Problem requirements: Print the material below exactly as it stands, please, from its first line to the line holding "from bokeh.resources import INLINE", with no pictures.

Information provided:
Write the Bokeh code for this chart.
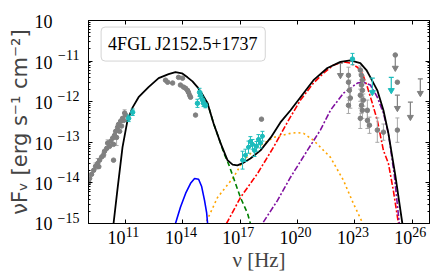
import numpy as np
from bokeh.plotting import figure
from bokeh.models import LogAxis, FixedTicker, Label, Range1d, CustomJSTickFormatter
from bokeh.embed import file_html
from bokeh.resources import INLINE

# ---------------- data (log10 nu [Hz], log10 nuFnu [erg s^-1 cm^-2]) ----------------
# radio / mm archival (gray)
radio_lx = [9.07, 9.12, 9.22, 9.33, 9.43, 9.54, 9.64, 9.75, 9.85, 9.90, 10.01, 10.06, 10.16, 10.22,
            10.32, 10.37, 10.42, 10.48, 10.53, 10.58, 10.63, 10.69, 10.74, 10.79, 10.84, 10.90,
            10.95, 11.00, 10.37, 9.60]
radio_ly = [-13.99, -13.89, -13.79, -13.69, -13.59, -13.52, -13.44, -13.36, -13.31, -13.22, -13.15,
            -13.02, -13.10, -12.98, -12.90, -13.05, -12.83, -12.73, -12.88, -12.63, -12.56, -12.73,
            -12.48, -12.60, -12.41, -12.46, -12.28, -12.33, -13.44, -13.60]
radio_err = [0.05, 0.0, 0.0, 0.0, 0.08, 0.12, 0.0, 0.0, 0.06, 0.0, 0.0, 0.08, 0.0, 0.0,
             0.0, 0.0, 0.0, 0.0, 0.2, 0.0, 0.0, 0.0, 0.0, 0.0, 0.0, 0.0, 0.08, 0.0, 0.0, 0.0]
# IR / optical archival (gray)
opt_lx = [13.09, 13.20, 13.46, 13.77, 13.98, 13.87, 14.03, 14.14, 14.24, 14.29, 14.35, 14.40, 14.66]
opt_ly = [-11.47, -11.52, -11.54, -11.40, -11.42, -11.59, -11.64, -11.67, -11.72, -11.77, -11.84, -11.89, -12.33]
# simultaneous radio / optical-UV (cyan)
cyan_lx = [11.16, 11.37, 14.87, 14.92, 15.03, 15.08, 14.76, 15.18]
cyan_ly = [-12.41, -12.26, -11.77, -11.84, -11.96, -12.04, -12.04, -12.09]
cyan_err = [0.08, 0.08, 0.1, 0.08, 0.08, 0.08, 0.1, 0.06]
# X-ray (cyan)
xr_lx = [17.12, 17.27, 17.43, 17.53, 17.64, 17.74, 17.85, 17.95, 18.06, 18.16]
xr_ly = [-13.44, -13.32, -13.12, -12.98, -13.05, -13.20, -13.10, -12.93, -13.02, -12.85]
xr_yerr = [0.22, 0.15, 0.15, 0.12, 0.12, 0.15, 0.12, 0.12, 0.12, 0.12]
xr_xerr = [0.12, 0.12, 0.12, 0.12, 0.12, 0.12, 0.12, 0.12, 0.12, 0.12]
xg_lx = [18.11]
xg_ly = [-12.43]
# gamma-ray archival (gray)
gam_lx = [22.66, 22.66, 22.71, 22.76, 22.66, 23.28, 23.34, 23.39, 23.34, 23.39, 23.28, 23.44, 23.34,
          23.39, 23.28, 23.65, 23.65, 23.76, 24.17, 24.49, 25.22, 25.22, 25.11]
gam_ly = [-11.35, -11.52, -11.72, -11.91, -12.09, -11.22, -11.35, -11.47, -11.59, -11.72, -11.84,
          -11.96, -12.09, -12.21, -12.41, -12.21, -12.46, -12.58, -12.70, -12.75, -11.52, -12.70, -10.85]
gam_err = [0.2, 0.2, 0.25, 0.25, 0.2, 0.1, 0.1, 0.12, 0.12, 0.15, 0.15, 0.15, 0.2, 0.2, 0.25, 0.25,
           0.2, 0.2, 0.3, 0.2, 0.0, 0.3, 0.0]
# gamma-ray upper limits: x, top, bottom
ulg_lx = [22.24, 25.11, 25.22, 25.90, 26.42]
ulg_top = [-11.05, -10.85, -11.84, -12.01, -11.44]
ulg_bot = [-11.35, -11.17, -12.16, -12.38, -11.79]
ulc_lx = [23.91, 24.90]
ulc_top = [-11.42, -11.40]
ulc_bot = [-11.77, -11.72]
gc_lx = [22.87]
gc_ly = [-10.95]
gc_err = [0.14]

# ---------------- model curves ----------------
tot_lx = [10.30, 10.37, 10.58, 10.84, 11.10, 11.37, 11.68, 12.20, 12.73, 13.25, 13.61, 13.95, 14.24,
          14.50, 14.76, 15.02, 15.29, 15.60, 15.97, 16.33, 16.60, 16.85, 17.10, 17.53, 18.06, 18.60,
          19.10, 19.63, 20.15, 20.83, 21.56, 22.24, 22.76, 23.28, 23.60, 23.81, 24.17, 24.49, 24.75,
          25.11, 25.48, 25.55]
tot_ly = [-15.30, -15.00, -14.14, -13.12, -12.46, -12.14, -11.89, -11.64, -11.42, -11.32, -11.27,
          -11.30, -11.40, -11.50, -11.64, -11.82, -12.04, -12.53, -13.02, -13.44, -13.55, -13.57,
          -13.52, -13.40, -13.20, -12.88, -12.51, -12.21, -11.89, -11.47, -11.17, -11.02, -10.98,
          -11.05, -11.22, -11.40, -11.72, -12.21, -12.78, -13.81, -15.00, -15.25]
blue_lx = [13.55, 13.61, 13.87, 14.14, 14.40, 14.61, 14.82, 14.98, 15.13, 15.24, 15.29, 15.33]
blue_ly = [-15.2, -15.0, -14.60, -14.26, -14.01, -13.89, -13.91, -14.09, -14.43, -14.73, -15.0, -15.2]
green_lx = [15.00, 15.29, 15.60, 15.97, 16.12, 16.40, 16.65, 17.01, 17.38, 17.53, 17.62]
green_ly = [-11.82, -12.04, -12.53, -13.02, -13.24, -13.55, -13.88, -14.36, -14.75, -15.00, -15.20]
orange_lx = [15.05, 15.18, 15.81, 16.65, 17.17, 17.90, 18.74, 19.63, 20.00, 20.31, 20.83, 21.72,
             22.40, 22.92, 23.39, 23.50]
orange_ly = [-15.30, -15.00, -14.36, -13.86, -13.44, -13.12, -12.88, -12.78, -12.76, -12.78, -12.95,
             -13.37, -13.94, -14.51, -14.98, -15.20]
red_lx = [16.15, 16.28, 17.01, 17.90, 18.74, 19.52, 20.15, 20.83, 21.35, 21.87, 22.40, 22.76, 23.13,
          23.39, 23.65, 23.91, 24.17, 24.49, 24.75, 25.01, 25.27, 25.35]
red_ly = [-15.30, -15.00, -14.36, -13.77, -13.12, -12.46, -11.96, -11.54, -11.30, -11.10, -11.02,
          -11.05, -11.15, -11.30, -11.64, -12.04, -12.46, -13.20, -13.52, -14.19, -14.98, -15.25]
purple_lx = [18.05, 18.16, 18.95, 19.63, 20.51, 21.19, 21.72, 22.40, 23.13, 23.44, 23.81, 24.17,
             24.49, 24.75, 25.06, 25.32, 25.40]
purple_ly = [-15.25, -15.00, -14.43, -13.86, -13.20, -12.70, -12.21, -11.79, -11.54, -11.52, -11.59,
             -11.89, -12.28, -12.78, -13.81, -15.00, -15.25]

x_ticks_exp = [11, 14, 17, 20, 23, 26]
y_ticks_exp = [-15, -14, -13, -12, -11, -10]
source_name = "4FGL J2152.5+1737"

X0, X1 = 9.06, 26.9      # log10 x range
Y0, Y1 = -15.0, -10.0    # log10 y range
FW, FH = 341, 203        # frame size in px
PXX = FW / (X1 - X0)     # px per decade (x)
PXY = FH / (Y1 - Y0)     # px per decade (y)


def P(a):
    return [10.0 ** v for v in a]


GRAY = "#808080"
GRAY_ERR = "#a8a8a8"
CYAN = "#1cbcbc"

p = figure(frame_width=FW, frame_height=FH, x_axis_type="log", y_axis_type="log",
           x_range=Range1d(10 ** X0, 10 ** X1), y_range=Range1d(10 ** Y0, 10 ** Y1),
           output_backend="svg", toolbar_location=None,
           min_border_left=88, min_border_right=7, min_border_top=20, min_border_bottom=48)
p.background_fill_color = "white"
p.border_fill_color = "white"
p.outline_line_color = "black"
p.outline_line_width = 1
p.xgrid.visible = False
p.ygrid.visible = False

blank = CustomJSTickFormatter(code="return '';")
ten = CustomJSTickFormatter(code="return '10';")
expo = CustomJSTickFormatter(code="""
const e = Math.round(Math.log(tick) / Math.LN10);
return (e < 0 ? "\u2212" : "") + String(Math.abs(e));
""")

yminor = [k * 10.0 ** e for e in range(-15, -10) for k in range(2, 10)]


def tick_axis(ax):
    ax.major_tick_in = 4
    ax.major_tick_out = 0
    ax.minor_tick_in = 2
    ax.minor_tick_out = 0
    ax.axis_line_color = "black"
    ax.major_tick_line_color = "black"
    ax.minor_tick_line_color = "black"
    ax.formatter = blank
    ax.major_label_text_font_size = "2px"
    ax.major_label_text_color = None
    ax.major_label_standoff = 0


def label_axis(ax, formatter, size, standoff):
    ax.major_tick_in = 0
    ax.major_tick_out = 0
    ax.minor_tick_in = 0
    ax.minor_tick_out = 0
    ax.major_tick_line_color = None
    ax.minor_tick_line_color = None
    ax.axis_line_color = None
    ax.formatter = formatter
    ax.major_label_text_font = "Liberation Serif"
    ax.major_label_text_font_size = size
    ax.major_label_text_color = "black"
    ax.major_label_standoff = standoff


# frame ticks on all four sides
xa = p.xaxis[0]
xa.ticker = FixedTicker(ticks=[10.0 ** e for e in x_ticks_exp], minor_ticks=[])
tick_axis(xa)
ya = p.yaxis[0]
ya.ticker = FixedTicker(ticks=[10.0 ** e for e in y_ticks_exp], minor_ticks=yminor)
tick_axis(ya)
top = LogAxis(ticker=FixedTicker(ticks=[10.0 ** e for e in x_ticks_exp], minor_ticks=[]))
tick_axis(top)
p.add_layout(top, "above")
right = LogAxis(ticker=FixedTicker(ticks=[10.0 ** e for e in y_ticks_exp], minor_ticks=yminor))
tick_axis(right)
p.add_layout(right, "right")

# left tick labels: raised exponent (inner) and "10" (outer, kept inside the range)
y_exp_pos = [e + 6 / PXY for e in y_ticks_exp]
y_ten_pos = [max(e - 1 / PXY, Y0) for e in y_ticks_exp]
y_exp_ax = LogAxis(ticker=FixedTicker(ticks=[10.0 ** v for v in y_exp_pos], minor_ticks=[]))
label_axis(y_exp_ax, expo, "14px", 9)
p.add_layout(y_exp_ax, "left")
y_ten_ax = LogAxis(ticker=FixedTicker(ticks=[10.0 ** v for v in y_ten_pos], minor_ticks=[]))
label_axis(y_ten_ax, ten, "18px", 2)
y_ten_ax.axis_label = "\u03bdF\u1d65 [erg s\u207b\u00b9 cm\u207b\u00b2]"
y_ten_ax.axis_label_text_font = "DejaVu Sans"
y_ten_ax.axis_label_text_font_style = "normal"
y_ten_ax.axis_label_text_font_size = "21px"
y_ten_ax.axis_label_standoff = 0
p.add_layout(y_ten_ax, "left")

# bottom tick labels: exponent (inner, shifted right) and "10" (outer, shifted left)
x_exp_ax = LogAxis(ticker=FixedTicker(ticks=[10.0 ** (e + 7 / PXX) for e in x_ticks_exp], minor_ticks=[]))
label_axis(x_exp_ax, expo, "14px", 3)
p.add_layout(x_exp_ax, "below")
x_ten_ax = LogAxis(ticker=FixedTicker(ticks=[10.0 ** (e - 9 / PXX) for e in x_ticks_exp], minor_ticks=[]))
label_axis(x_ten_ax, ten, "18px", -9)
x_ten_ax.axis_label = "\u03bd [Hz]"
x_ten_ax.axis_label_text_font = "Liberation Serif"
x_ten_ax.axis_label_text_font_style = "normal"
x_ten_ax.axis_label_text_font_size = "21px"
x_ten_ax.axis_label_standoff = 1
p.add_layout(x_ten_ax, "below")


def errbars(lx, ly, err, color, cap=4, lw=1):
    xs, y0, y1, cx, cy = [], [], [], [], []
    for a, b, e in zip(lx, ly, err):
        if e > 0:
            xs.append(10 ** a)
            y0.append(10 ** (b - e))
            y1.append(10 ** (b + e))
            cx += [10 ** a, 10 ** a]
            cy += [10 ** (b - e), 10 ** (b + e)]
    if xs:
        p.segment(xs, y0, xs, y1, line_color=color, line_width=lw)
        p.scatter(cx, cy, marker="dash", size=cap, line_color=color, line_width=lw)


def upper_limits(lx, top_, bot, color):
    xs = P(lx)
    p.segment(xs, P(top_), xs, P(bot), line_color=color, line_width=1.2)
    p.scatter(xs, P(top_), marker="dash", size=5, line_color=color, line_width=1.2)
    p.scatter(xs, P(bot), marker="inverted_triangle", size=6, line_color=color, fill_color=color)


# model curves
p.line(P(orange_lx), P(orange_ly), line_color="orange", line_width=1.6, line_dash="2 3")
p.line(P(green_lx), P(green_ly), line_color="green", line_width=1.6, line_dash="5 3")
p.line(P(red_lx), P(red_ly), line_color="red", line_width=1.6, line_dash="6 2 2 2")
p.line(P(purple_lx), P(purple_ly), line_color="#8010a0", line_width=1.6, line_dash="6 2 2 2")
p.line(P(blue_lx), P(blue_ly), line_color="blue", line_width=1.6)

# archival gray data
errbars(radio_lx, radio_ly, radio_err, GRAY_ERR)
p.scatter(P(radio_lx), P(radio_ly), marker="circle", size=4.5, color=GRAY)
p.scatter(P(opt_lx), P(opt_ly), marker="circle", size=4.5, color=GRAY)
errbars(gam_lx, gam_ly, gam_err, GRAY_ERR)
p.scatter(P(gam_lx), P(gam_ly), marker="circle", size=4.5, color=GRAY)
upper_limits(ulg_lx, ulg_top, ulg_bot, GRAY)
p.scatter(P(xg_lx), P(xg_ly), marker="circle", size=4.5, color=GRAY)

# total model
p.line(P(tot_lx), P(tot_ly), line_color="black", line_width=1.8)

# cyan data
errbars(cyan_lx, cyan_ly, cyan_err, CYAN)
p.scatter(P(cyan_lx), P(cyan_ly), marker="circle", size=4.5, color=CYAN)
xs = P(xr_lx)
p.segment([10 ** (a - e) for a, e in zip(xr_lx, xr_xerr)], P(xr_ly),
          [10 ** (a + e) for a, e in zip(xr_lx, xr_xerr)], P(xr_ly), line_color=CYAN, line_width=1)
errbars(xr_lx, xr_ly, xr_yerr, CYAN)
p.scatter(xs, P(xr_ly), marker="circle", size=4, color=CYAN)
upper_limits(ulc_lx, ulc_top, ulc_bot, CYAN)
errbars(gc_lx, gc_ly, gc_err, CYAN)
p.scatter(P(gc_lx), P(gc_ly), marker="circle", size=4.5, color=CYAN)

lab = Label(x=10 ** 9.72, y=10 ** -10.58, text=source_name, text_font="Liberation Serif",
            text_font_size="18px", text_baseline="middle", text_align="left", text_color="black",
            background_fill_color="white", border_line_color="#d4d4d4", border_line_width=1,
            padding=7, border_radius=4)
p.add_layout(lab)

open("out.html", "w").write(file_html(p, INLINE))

Right answer:
Write the Bokeh code for this chart.
import numpy as np
from bokeh.plotting import figure
from bokeh.models import LogAxis, FixedTicker, Label, Range1d, CustomJSTickFormatter
from bokeh.embed import file_html
from bokeh.resources import INLINE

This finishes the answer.